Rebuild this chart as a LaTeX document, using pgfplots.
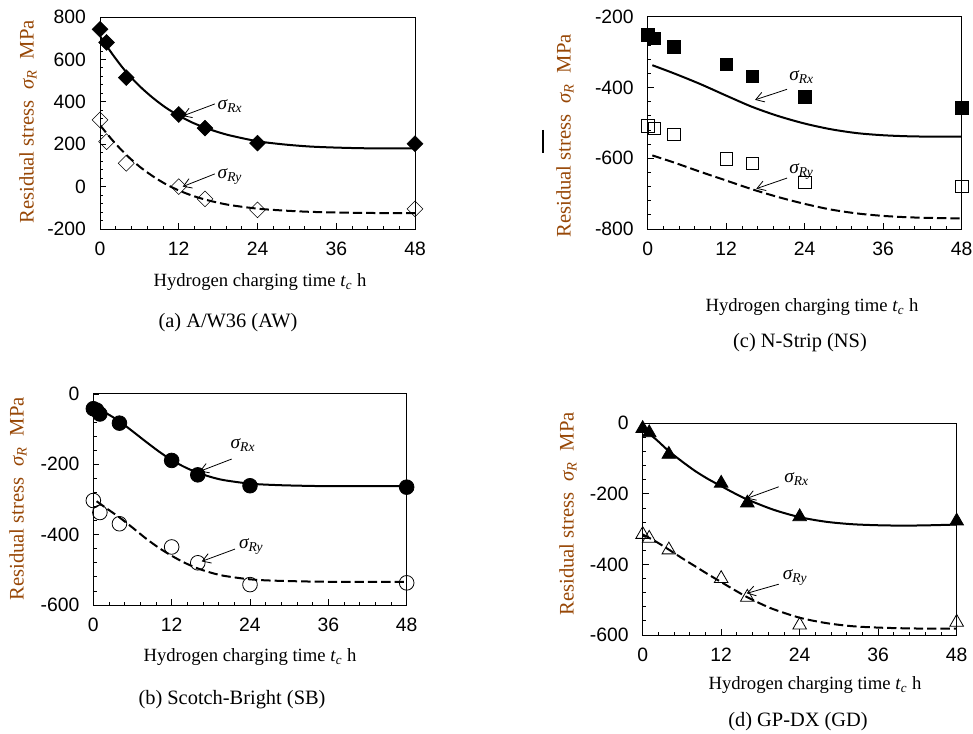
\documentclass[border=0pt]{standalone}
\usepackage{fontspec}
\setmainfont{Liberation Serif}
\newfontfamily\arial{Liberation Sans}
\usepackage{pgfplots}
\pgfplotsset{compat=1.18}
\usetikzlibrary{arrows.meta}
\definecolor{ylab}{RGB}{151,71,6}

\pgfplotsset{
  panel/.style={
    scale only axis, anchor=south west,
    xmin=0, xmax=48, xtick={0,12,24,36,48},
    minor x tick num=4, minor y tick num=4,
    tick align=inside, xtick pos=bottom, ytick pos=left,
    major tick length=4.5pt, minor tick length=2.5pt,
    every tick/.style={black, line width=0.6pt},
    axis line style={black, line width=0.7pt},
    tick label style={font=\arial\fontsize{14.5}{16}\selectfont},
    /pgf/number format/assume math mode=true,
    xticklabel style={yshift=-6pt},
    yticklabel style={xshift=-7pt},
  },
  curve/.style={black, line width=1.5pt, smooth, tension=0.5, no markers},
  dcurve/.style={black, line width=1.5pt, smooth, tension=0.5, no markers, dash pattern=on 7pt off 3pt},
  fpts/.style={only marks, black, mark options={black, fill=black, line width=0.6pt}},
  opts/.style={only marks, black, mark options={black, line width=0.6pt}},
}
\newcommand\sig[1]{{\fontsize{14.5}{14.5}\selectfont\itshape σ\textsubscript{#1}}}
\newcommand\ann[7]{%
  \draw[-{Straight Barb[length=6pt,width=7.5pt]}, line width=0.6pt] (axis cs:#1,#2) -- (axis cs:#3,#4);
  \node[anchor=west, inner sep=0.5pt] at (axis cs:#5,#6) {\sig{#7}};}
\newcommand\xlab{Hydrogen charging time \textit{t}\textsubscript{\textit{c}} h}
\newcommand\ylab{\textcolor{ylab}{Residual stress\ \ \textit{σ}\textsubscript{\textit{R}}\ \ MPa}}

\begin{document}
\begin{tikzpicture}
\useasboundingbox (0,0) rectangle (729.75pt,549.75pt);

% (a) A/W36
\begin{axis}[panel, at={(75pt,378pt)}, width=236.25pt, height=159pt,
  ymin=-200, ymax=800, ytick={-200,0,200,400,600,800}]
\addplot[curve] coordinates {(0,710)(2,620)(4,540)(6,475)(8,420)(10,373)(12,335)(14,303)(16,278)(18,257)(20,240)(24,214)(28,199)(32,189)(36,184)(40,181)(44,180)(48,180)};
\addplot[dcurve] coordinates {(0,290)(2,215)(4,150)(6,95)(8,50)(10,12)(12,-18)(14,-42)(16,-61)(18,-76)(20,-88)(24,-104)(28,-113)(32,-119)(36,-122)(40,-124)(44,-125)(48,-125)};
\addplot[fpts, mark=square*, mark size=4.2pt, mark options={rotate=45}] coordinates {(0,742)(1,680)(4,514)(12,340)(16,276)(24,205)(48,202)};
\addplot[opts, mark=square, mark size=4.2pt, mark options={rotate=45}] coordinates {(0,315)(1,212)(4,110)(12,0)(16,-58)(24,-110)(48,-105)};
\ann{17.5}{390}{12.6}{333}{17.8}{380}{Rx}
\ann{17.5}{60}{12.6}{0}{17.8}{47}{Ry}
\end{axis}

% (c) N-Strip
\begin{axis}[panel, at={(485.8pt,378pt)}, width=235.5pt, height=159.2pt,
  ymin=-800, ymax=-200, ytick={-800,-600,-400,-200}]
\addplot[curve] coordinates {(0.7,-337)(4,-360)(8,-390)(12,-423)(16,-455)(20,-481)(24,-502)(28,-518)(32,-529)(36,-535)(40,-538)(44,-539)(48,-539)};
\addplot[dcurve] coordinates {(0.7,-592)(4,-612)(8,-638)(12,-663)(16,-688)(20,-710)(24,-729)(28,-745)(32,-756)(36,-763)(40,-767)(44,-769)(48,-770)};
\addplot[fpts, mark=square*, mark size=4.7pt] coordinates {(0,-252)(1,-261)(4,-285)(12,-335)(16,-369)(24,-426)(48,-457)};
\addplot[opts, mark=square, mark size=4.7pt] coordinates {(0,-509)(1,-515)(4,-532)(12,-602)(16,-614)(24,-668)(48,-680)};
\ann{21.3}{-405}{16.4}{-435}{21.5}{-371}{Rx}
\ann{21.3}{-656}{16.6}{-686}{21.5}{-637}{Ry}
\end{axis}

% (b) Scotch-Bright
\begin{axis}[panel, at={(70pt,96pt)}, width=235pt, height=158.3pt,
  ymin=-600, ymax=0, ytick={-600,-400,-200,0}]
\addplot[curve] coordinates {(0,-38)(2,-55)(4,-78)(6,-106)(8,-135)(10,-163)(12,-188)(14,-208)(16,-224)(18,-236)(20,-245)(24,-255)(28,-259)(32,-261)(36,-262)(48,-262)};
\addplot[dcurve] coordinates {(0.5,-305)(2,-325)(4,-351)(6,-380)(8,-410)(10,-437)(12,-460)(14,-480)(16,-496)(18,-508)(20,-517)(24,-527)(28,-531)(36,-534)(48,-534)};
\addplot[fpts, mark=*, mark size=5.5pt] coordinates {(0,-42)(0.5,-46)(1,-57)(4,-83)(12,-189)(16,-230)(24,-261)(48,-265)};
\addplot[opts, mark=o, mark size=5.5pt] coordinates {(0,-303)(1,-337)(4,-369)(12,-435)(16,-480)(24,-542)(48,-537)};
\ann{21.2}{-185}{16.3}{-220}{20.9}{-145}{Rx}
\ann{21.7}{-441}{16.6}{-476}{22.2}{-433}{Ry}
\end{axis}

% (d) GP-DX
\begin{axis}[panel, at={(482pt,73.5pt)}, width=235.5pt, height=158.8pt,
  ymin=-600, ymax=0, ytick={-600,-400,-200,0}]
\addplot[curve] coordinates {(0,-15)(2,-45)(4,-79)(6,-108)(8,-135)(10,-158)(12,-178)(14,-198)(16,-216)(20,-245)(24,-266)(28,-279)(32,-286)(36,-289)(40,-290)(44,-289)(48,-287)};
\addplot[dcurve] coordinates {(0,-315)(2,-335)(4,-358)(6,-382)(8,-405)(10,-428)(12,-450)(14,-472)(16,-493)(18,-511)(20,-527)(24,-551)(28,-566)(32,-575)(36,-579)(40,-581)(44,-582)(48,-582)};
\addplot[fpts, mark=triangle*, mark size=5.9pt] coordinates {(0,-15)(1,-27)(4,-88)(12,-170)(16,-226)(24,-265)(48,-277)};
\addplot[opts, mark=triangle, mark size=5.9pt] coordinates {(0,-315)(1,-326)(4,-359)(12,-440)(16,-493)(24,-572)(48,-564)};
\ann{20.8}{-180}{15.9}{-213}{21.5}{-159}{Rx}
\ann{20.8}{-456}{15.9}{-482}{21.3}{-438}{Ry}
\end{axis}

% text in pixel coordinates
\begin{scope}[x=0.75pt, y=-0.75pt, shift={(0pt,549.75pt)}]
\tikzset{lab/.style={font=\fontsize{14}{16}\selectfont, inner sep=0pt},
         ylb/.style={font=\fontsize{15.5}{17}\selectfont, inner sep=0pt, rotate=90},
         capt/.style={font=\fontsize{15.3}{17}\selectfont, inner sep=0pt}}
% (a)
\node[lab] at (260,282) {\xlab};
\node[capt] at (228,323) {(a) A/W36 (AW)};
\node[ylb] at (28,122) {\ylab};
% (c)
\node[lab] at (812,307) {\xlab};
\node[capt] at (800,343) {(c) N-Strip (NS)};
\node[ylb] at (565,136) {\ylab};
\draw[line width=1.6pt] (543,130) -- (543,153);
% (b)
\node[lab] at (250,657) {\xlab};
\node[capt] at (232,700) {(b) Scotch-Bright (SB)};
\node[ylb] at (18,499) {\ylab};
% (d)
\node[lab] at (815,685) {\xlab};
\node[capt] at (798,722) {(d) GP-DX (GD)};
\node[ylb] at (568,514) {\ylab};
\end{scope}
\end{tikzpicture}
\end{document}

## [Exercise]
Repeat the listing above from its first line through the line that contains "(0,0) rectangle (729.75pt,549.75pt);", both included, and nothing more. Drop the pictures.

## [Written reply]
Rebuild this chart as a LaTeX document, using pgfplots.
\documentclass[border=0pt]{standalone}
\usepackage{fontspec}
\setmainfont{Liberation Serif}
\newfontfamily\arial{Liberation Sans}
\usepackage{pgfplots}
\pgfplotsset{compat=1.18}
\usetikzlibrary{arrows.meta}
\definecolor{ylab}{RGB}{151,71,6}

\pgfplotsset{
  panel/.style={
    scale only axis, anchor=south west,
    xmin=0, xmax=48, xtick={0,12,24,36,48},
    minor x tick num=4, minor y tick num=4,
    tick align=inside, xtick pos=bottom, ytick pos=left,
    major tick length=4.5pt, minor tick length=2.5pt,
    every tick/.style={black, line width=0.6pt},
    axis line style={black, line width=0.7pt},
    tick label style={font=\arial\fontsize{14.5}{16}\selectfont},
    /pgf/number format/assume math mode=true,
    xticklabel style={yshift=-6pt},
    yticklabel style={xshift=-7pt},
  },
  curve/.style={black, line width=1.5pt, smooth, tension=0.5, no markers},
  dcurve/.style={black, line width=1.5pt, smooth, tension=0.5, no markers, dash pattern=on 7pt off 3pt},
  fpts/.style={only marks, black, mark options={black, fill=black, line width=0.6pt}},
  opts/.style={only marks, black, mark options={black, line width=0.6pt}},
}
\newcommand\sig[1]{{\fontsize{14.5}{14.5}\selectfont\itshape σ\textsubscript{#1}}}
\newcommand\ann[7]{%
  \draw[-{Straight Barb[length=6pt,width=7.5pt]}, line width=0.6pt] (axis cs:#1,#2) -- (axis cs:#3,#4);
  \node[anchor=west, inner sep=0.5pt] at (axis cs:#5,#6) {\sig{#7}};}
\newcommand\xlab{Hydrogen charging time \textit{t}\textsubscript{\textit{c}} h}
\newcommand\ylab{\textcolor{ylab}{Residual stress\ \ \textit{σ}\textsubscript{\textit{R}}\ \ MPa}}

\begin{document}
\begin{tikzpicture}
\useasboundingbox (0,0) rectangle (729.75pt,549.75pt);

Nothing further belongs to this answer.